For Immediate Release:
June 15, 2004             

Contact:
Dan Brister (406) 728-0867; Josh Osher (406) 646-0070

Washington, D.C. - Representatives Maurice Hinchey (D-NY) and Charles Bass (R-NH) will introduce an amendment to the 2005 Interior Appropriations Bill this week to make it illegal for the National Park Service to spend money on the slaughter of Yellowstone buffalo.

A similar amendment, introduced last year by Representative Nick Rahall (D-WV), drew the support of 199 House members and came just twenty votes shy of passage.

A vote on this year's Hinchey-Bass Amendment is expected this week, possibly as early as tomorrow.

In recent years the Park Service has taken a dramatic role in the slaughter, capturing nearly 500 buffalo inside Yellowstone and sending them to slaughter. The park currently spends $1.2 million dollars a year to haze, capture, and slaughter America's last wild buffalo. The Montana and federal agencies that agreed on the current management plan are expected to spend $45 million on its implementation.
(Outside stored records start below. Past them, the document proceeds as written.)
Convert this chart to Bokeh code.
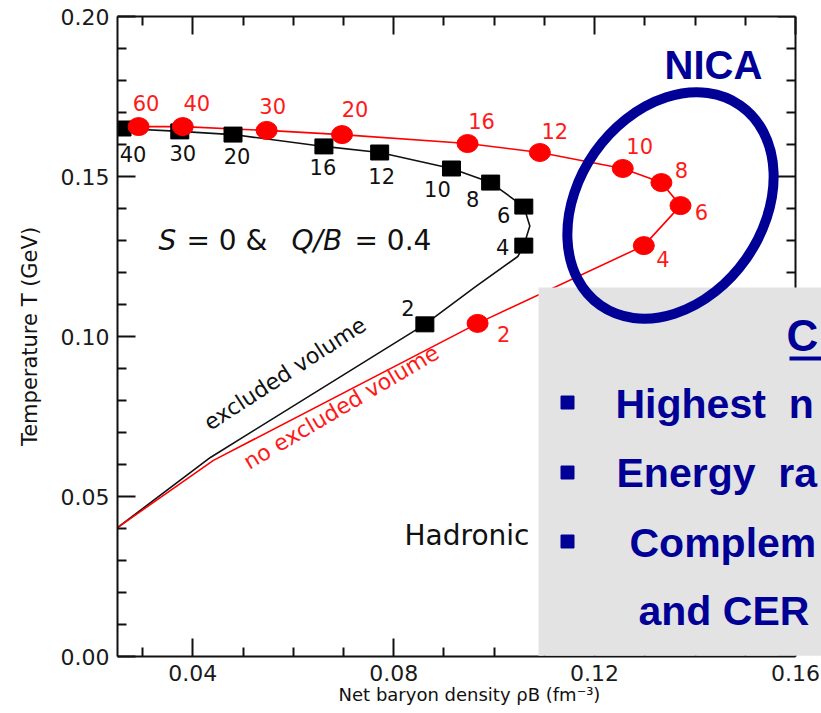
import math
from bokeh.plotting import figure
from bokeh.models import (LinearAxis, FixedTicker, PrintfTickFormatter, Range1d,
                          Label, BoxAnnotation, Span)
from bokeh.core.properties import value
from bokeh.embed import file_html
from bokeh.resources import INLINE

# ---------------- data ----------------
# excluded volume (black squares), labels = collision energy sqrt(s) in GeV
ev_rho = [0.0259, 0.0374, 0.0480, 0.0661, 0.0772, 0.0915, 0.0993, 0.1059, 0.1059, 0.0862]
ev_T = [0.1650, 0.1641, 0.1631, 0.1594, 0.1575, 0.1525, 0.1481, 0.1406, 0.1284, 0.1038]
ev_lbl = ["40", "30", "20", "16", "12", "10", "8", "6", "4", "2"]

# no excluded volume (red circles)
nev_rho = [0.0292, 0.0380, 0.0547, 0.0697, 0.0947, 0.1091, 0.1256, 0.1333, 0.1371, 0.1298, 0.0967]
nev_T = [0.1656, 0.1656, 0.1644, 0.1631, 0.1603, 0.1575, 0.1525, 0.1481, 0.1409, 0.1284, 0.1041]
nev_lbl = ["60", "40", "30", "20", "16", "12", "10", "8", "6", "4", "2"]

# freeze-out curves (lines through the points, continued to low T)
ev_line_rho = [0.0250, 0.0259, 0.0374, 0.0480, 0.0661, 0.0772, 0.0915, 0.0993, 0.1059,
               0.1071, 0.1059, 0.1047, 0.0963, 0.0862, 0.0435, 0.0250]
ev_line_T = [0.1650, 0.1650, 0.1641, 0.1631, 0.1594, 0.1575, 0.1525, 0.1481, 0.1406,
             0.1345, 0.1284, 0.1250, 0.1156, 0.1038, 0.0622, 0.0403]
nev_line_rho = [0.0250, 0.0292, 0.0380, 0.0547, 0.0697, 0.0947, 0.1091, 0.1256, 0.1333,
                0.1371, 0.1298, 0.0967, 0.0441, 0.0250]
nev_line_T = [0.1656, 0.1656, 0.1656, 0.1644, 0.1631, 0.1603, 0.1575, 0.1525, 0.1481,
              0.1409, 0.1284, 0.1041, 0.0613, 0.0403]

x_major = [0.04, 0.08, 0.12, 0.16]
x_minor = [0.03, 0.05, 0.06, 0.07, 0.09, 0.10, 0.11, 0.13, 0.14, 0.15]
y_major = [0.00, 0.05, 0.10, 0.15, 0.20]
y_minor = [0.01, 0.02, 0.03, 0.04, 0.06, 0.07, 0.08, 0.09, 0.11, 0.12, 0.13, 0.14,
           0.16, 0.17, 0.18, 0.19]

NB = "\u00a0"
bullets = ["Highest" + NB + NB + "n", "Energy" + NB + NB + "ra", "Complem", "and CER"]

# ---------------- layout / styles ----------------
X0, X_END = 0.025, 0.16          # axis extent of the chart
Y0, Y1 = 0.0, 0.20
W, H = 821, 713
FL, FT, FB = 117, 16, 57
AXR = 795                         # pixel column of the right spine
SX = (X_END - X0) / (AXR - FL)    # data per pixel
X1 = X0 + (W - FL) * SX           # frame runs to the right edge (slide overlay there)
FH = H - FT - FB


def px_x(X):  # picture pixel -> data x
    return X0 + (X - FL) * SX


def px_y(Y):  # picture pixel -> data y
    return Y0 + (FT + FH - Y) * (Y1 - Y0) / FH


RED = "#ff0000"
NAVY = "#000096"
INK = "#111111"
FONT = value("DejaVu Sans")

p = figure(width=W, height=H, x_range=Range1d(X0, X1), y_range=Range1d(Y0, Y1),
           output_backend="svg", toolbar_location=None,
           x_axis_location=None, y_axis_location=None,
           min_border_left=FL, min_border_right=0, min_border_top=FT, min_border_bottom=FB)
p.outline_line_color = None
p.background_fill_color = "white"
p.border_fill_color = "white"
p.grid.visible = False


def mk_axis(major, minor, labels, standoff, bounds=None):
    ax = LinearAxis(ticker=FixedTicker(ticks=major, minor_ticks=minor),
                    formatter=PrintfTickFormatter(format="%.2f"))
    if bounds is not None:
        ax.bounds = bounds
    ax.major_tick_in = 18
    ax.major_tick_out = 0
    ax.minor_tick_in = 9
    ax.minor_tick_out = 0
    ax.axis_line_width = 2
    ax.major_tick_line_width = 2
    ax.minor_tick_line_width = 2
    ax.axis_line_color = INK
    ax.major_tick_line_color = INK
    ax.minor_tick_line_color = INK
    if labels:
        ax.major_label_text_font = "DejaVu Sans"
        ax.major_label_text_font_size = "22px"
        ax.major_label_text_color = "#1a1a1a"
        ax.major_label_standoff = standoff
    else:
        ax.major_label_text_font_size = "1px"
        ax.major_label_text_color = None
        ax.major_label_standoff = 0
    return ax


xb = mk_axis(x_major, x_minor, True, 8, bounds=(X0, X_END))
xb.axis_label = "Net baryon density \u03c1B (fm\u207b\u00b3)"
xb.axis_label_text_font = "DejaVu Sans"
xb.axis_label_text_font_size = "18px"
xb.axis_label_text_font_style = "normal"
xb.axis_label_text_color = INK
xb.axis_label_standoff = 0
p.add_layout(xb, "below")

yl = mk_axis(y_major, y_minor, True, 8)
yl.axis_label = "Temperature T (GeV)"
yl.axis_label_text_font = "DejaVu Sans"
yl.axis_label_text_font_size = "21px"
yl.axis_label_text_font_style = "normal"
yl.axis_label_text_color = INK
yl.axis_label_standoff = 16
p.add_layout(yl, "left")

p.add_layout(mk_axis(x_major, x_minor, False, 0, bounds=(X0, X_END)), "above")

# right spine of the chart with inward ticks (mirror of the left axis)
p.add_layout(Span(location=X_END, dimension="height", line_color=INK, line_width=2))
p.ray(x=[X_END] * len(y_major), y=y_major, length=18, length_units="screen",
      angle=math.pi, line_color=INK, line_width=2)
p.ray(x=[X_END] * len(y_minor), y=y_minor, length=9, length_units="screen",
      angle=math.pi, line_color=INK, line_width=2)

# curves
p.line(ev_line_rho, ev_line_T, line_color=INK, line_width=1.6)
p.line(nev_line_rho, nev_line_T, line_color=RED, line_width=1.6)

# markers
p.rect(ev_rho, ev_T, width=18, height=15, width_units="screen", height_units="screen",
       fill_color="black", line_color="black")
p.ellipse(nev_rho, nev_T, width=21, height=18, width_units="screen", height_units="screen",
          fill_color=RED, line_color=RED)

# point labels (offsets in screen px)
ev_dx = [11, 3, 4, -1, 2, -14, -18, -20, -21, -17]
ev_dy = [25, 22, 21, 21, 23, 20, 16, 8, 1, -16]
nev_dx = [7.5, 14, 6, 13, 14, 15, 17, 20, 21, 19, 26]
nev_dy = [-23.5, -24, -24, -26, -23, -22, -23, -13, 6, 13, 11]
p.text(ev_rho, ev_T, text=ev_lbl, x_offset=ev_dx, y_offset=ev_dy, text_align="center",
       text_baseline="middle", text_font=FONT, text_font_size="21px", text_color=INK)
p.text(nev_rho, nev_T, text=nev_lbl, x_offset=nev_dx, y_offset=nev_dy, text_align="center",
       text_baseline="middle", text_font=FONT, text_font_size="21px", text_color="#ff1a1a")


def lab(X, Y, text, size, color=INK, style="normal", align="left", baseline="middle",
        angle=0.0, font="DejaVu Sans", level="annotation"):
    l = Label(x=px_x(X), y=px_y(Y), text=text, text_font=font, text_font_size=f"{size}px",
              text_color=color, text_font_style=style, text_align=align,
              text_baseline=baseline, angle=angle, level=level)
    p.add_layout(l)
    return l


def band(left, right, top, bottom, color, level="annotation"):
    b = BoxAnnotation(left=px_x(left), right=px_x(right), top=px_y(top), bottom=px_y(bottom),
                      fill_color=color, fill_alpha=1.0, line_color=None, level=level)
    p.add_layout(b)
    return b


# in-plot annotations (Y = vertical centre of the capitals)
lab(158, 240, "S", 28, style="italic")
lab(186, 240, "= 0 &", 28)
lab(291, 240, "Q/B", 28, style="italic")
lab(354, 240, "= 0.4", 28)
lab(205.6, 424.3, "excluded volume", 22, angle=math.radians(33))
lab(244.9, 463.1, "no excluded volume", 22, color="#ff1a1a", angle=math.radians(30.5))
lab(404, 535, "Hadronic", 28)

# slide overlay: grey text box
band(538, 830, 287, 655.3, "#e3e3e3")

# NICA ellipse
nica_center = (px_x(670), px_y(205))
r = p.ellipse([nica_center[0]], [nica_center[1]], width=244, height=185, width_units="screen",
              height_units="screen", angle=math.radians(55), fill_color=None,
              line_color=NAVY, line_width=10)
r.level = "overlay"

lab(664, 64, "NICA", 40, color=NAVY, style="bold", font="Liberation Sans", level="overlay")
lab(786, 335, "C", 44, color=NAVY, style="bold", font="Liberation Sans", level="overlay")
band(789, 830, 356, 360, NAVY, level="overlay")

bul_y = [402, 472, 541]
p.scatter([px_x(567)] * 3, [px_y(v) for v in bul_y], marker="square", size=13,
          fill_color=NAVY, line_color=NAVY).level = "overlay"
for txt, X, Y in zip(bullets, [615, 616, 629, 638], [403, 472, 542, 610]):
    lab(X, Y, txt, 41, color=NAVY, style="bold", font="Liberation Sans", level="overlay")

open("out.html", "w").write(file_html(p, INLINE))
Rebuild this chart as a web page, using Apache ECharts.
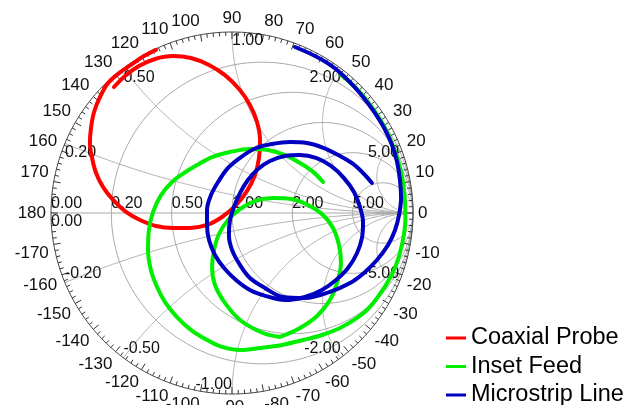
<!DOCTYPE html>
<html><head><meta charset="utf-8">
<script src="https://cdn.jsdelivr.net/npm/echarts@6/dist/echarts.min.js"></script>
<style>html,body{margin:0;padding:0;background:#fff}#c{width:630px;height:405px}</style>
</head><body><div id="c"></div>
<script>
// ---- DATA (reflection coefficient Γ = [re, im]) ----
const seriesNames = ['Coaxial Probe', 'Inset Feed', 'Microstrip Line'];
const coaxialProbe = [
 [-0.420,0.901],[-0.486,0.867],[-0.552,0.823],[-0.624,0.773],[-0.685,0.718],[-0.729,0.641],
 [-0.762,0.558],[-0.779,0.470],[-0.785,0.387],[-0.773,0.304],[-0.751,0.221],[-0.713,0.144],
 [-0.657,0.072],[-0.586,0.006],[-0.508,-0.039],[-0.420,-0.072],[-0.326,-0.083],[-0.232,-0.083],
 [-0.138,-0.066],[-0.055,-0.022],[0.022,0.044],[0.083,0.122],[0.127,0.210],[0.149,0.304],
 [0.155,0.403],[0.138,0.503],[0.099,0.597],[0.039,0.685],[-0.039,0.762],[-0.127,0.818],
 [-0.227,0.856],[-0.326,0.867],[-0.425,0.851],[-0.514,0.812],[-0.591,0.757],[-0.652,0.696]
];
const insetFeedOuter = [
 [0.599,0.766],[0.688,0.688],[0.764,0.597],[0.838,0.483],[0.894,0.361],[0.933,0.233],
 [0.953,0.100],[0.958,-0.033],[0.941,-0.166],[0.904,-0.294],[0.851,-0.397],[0.762,-0.519],
 [0.691,-0.580],[0.597,-0.635],[0.497,-0.674],[0.392,-0.702],[0.276,-0.729],[0.155,-0.746],
 [0.044,-0.757],[-0.055,-0.740],[-0.138,-0.702],[-0.227,-0.646],[-0.304,-0.575],[-0.370,-0.492],
 [-0.414,-0.409],[-0.448,-0.315],[-0.464,-0.204],[-0.459,-0.094],[-0.436,0.006],[-0.392,0.099],
 [-0.331,0.171],[-0.265,0.221],[-0.193,0.265],[-0.110,0.309],[-0.011,0.337],[0.099,0.354],
 [0.199,0.348],[0.293,0.320],[0.376,0.276],[0.448,0.227],[0.503,0.171]
];
const insetFeedInner = [
 [0.265,-0.685],[0.171,-0.663],[0.044,-0.591],[-0.039,-0.497],[-0.094,-0.398],[-0.110,-0.298],
 [-0.099,-0.204],[-0.072,-0.116],[-0.022,-0.039],[0.044,0.022],[0.127,0.066],[0.227,0.083],
 [0.326,0.077],[0.420,0.044],[0.503,-0.011],[0.558,-0.083],[0.591,-0.177],[0.602,-0.276],
 [0.580,-0.387],[0.541,-0.481],[0.470,-0.569],[0.376,-0.635],[0.265,-0.685]
];
const microstripLine = [
 [0.348,0.917],[0.459,0.867],[0.558,0.807],[0.646,0.729],[0.724,0.641],[0.790,0.552],
 [0.840,0.470],[0.884,0.376],[0.912,0.282],[0.928,0.182],[0.934,0.083],[0.923,-0.011],
 [0.901,-0.094],[0.862,-0.177],[0.801,-0.260],[0.729,-0.331],[0.652,-0.387],[0.541,-0.436],
 [0.403,-0.470],[0.282,-0.464],[0.182,-0.414],[0.099,-0.359],[0.044,-0.287],[0.000,-0.204],
 [-0.017,-0.122],[-0.011,-0.039],[0.011,0.033],[0.044,0.110],[0.088,0.182],[0.144,0.243],
 [0.210,0.287],[0.293,0.315],[0.376,0.320],[0.464,0.304],[0.547,0.260],[0.619,0.193],
 [0.674,0.116],[0.707,0.033],[0.724,-0.050],[0.718,-0.138],[0.691,-0.221],[0.641,-0.304],
 [0.575,-0.370],[0.497,-0.425],[0.403,-0.464],[0.293,-0.481],[0.188,-0.459],[0.099,-0.425],
 [0.022,-0.370],[-0.044,-0.304],[-0.094,-0.232],[-0.127,-0.149],[-0.138,-0.066],[-0.138,0.017],
 [-0.116,0.099],[-0.077,0.171],[-0.022,0.249],[0.050,0.309],[0.133,0.359],[0.221,0.381],
 [0.320,0.392],[0.414,0.387],[0.508,0.359],[0.597,0.315],[0.669,0.271],[0.724,0.221],[0.773,0.166]
];
// Smith grid values and labels
const resistanceValues = [0.2, 0.5, 1, 2, 5];
const reactanceValues = [0.2, 0.5, 1, 2, 5];
const resistanceLabels = ['0.00', '0.20', '0.50', '1.00', '2.00', '5.00'];
const reactanceLabelsPos = ['0.20', '0.50', '1.00', '2.00', '5.00'];
const reactanceLabelsNeg = ['-0.20', '-0.50', '-1.00', '-2.00', '-5.00'];
const angleLabels = [0,10,20,30,40,50,60,70,80,90,100,110,120,130,140,150,160,170,180,
 -170,-160,-150,-140,-130,-120,-110,-100,-90,-80,-70,-60,-50,-40,-30,-20,-10];

// ---- GEOMETRY ----
const FONT = '"Liberation Sans", Arial, sans-serif';
const gridLines = [];
function gammaOf(r, x) {
  const d = (r + 1) * (r + 1) + x * x;
  return [(r * r - 1 + x * x) / d, (2 * x) / d];
}
resistanceValues.forEach(r => {
  const c = r / (1 + r), rad = 1 / (1 + r), pts = [];
  for (let i = 0; i <= 360; i += 2) { const t = i * Math.PI / 180; pts.push([c + rad * Math.cos(t), rad * Math.sin(t)]); }
  gridLines.push({ pts, color: '#a8a8a8', w: 1 });
});
reactanceValues.forEach(x => {
  [x, -x].forEach(xx => {
    const pts = [];
    for (let k = 0; k < 400; k++) { const r = Math.tan(k / 400 * Math.PI / 2); pts.push(gammaOf(r, xx)); }
    pts.push([1, 0]);
    gridLines.push({ pts, color: '#a8a8a8', w: 1 });
  });
});
gridLines.push({ pts: [[-1, 0], [1, 0]], color: '#a8a8a8', w: 1 });
(function () { const pts = []; for (let i = 0; i <= 360; i += 1) { const t = i * Math.PI / 180; pts.push([Math.cos(t), Math.sin(t)]); } gridLines.push({ pts, color: '#444', w: 1 }); })();

const ticks = [];
for (let d = -178; d <= 180; d += 2) ticks.push({ deg: d, len: d % 10 === 0 ? 7 : 4 });

const labels = [];
angleLabels.forEach(a => {
  const t = a * Math.PI / 180, c = Math.cos(t), s = Math.sin(t);
  labels.push({ g: [c, s], out: 5, dir: [c, s], text: String(a), font: '17px ' + FONT,
    align: Math.abs(c) < 0.01 ? 'center' : (c < 0 ? 'right' : 'left'),
    va: Math.abs(s) < 0.01 ? 'middle' : (s > 0 ? 'bottom' : 'top') });
});
[0].concat(resistanceValues).forEach((r, i) => {
  labels.push({ g: [(r - 1) / (r + 1), 0], text: resistanceLabels[i], font: '16px ' + FONT, align: 'left', va: 'bottom', dy: 1 });
});
labels.push({ g: [-1, 0], text: resistanceLabels[0], font: '16px ' + FONT, align: 'left', va: 'top', dy: 1 });
reactanceValues.forEach((x, i) => {
  labels.push({ g: gammaOf(0, x), text: reactanceLabelsPos[i], font: '16px ' + FONT, align: x <= 1 ? 'left' : 'right', va: 'top', dy: 1 });
  labels.push({ g: gammaOf(0, -x), text: reactanceLabelsNeg[i], font: '16px ' + FONT, align: x < 1 ? 'left' : 'right', va: 'bottom', dy: 1 });
});

const chart = echarts.init(document.getElementById('c'), null, { renderer: 'canvas' });
const idx = n => Array.from({ length: n }, (_, i) => [0, 0, i]);
function lineSeries(name, data, color) {
  return { type: 'line', name, data, symbol: 'none', smooth: 0.35, color,
    lineStyle: { width: 4, color, cap: 'round', join: 'round' }, animation: false, z: 5 };
}
const legendRows = seriesNames.map((n, i) => ({
  data: [n], orient: 'vertical', left: 446, top: 326 + i * 28.5,
  itemWidth: 20, itemHeight: 3, icon: 'rect', padding: 0,
  textStyle: { fontFamily: FONT, fontSize: 23.5, color: '#000' }
}));
chart.setOption({
  animation: false,
  grid: { left: 51, top: 32, width: 362, height: 362 },
  xAxis: { type: 'value', min: -1, max: 1, show: false },
  yAxis: { type: 'value', min: -1, max: 1, show: false },
  legend: legendRows,
  series: [
    { type: 'custom', silent: true, z: 1, data: idx(gridLines.length), renderItem: (p, api) => {
        const g = gridLines[api.value(2)];
        return { type: 'polyline', shape: { points: g.pts.map(q => api.coord(q)) }, style: { stroke: g.color, lineWidth: g.w, fill: null } };
    } },
    { type: 'custom', silent: true, z: 2, data: idx(ticks.length), renderItem: (p, api) => {
        const tk = ticks[api.value(2)], t = tk.deg * Math.PI / 180;
        const o = api.coord([Math.cos(t), Math.sin(t)]), c = api.coord([0, 0]);
        const dx = c[0] - o[0], dy = c[1] - o[1], L = Math.hypot(dx, dy);
        return { type: 'line', shape: { x1: o[0], y1: o[1], x2: o[0] + dx / L * tk.len, y2: o[1] + dy / L * tk.len }, style: { stroke: '#333', lineWidth: 1 } };
    } },
    { type: 'custom', silent: true, z: 3, data: idx(labels.length), renderItem: (p, api) => {
        const L = labels[api.value(2)], pt = api.coord(L.g);
        let x = pt[0], y = pt[1];
        if (L.out) { x += L.out * L.dir[0]; y -= L.out * L.dir[1]; }
        if (L.dy) y += (L.va === 'top' ? L.dy : -L.dy);
        return { type: 'text', x, y, style: { text: L.text, font: L.font, fill: '#111', align: L.align, verticalAlign: L.va } };
    } },
    lineSeries(seriesNames[0], coaxialProbe, '#ff0000'),
    lineSeries(seriesNames[1], insetFeedOuter, '#00ee00'),
    lineSeries(seriesNames[1], insetFeedInner, '#00ee00'),
    lineSeries(seriesNames[2], microstripLine, '#0000c0')
  ]
});
</script></body></html>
Montana livestock interests claim the slaughter is necessary to protect cattle from brucellosis, despite the fact that there has never been a documented case of wild buffalo transmitting the disease to livestock. Further, there are no cattle present at the times of year when buffalo migrate across park boundaries, making transmission impossible.

"America's last wild buffalo are the victims of a range war," said Dan Brister of the Buffalo Field Campaign. "This amendment is necessary because the park service insists on wasting tax dollars to slaughter Yellowstone buffalo under pressure from Montana's powerful livestock industry. The Department of Interior is mandated to protect, not slaughter, the buffalo. The senseless destruction of American buffalo is a national disgrace and a waste of money."

In a nationwide poll conducted in April by Penn, Schoen, and Berland Associates for the Humane Society of the United States, eight out of ten respondents said they "disapprove of spending federal tax dollars to subsidize killing of buffalo at Yellowstone National Park."

Representatives Hinchey and Bass have emerged as Congressional champions of the buffalo. In November they introduced the Yellowstone Buffalo Preservation Act (H.R. 3446) to prohibit state and federal agency officials from hazing, capturing, or killing Yellowstone buffalo. It currently has 103 cosponsors.

In the past ten years the Montana Department of Livestock and National Park Service have slaughtered 2,786 buffalo in and around Yellowstone National Park at a cost of nearly $3 million a year.

The Buffalo Field Campaign (BFC) is the only group working in the field, everyday, to stop the slaughter of Yellowstone's wild buffalo. Volunteers defend the buffalo on their traditional habitat and advocate for their protection. Daily patrols stand with the buffalo on the ground they choose to be on and document every move made against them.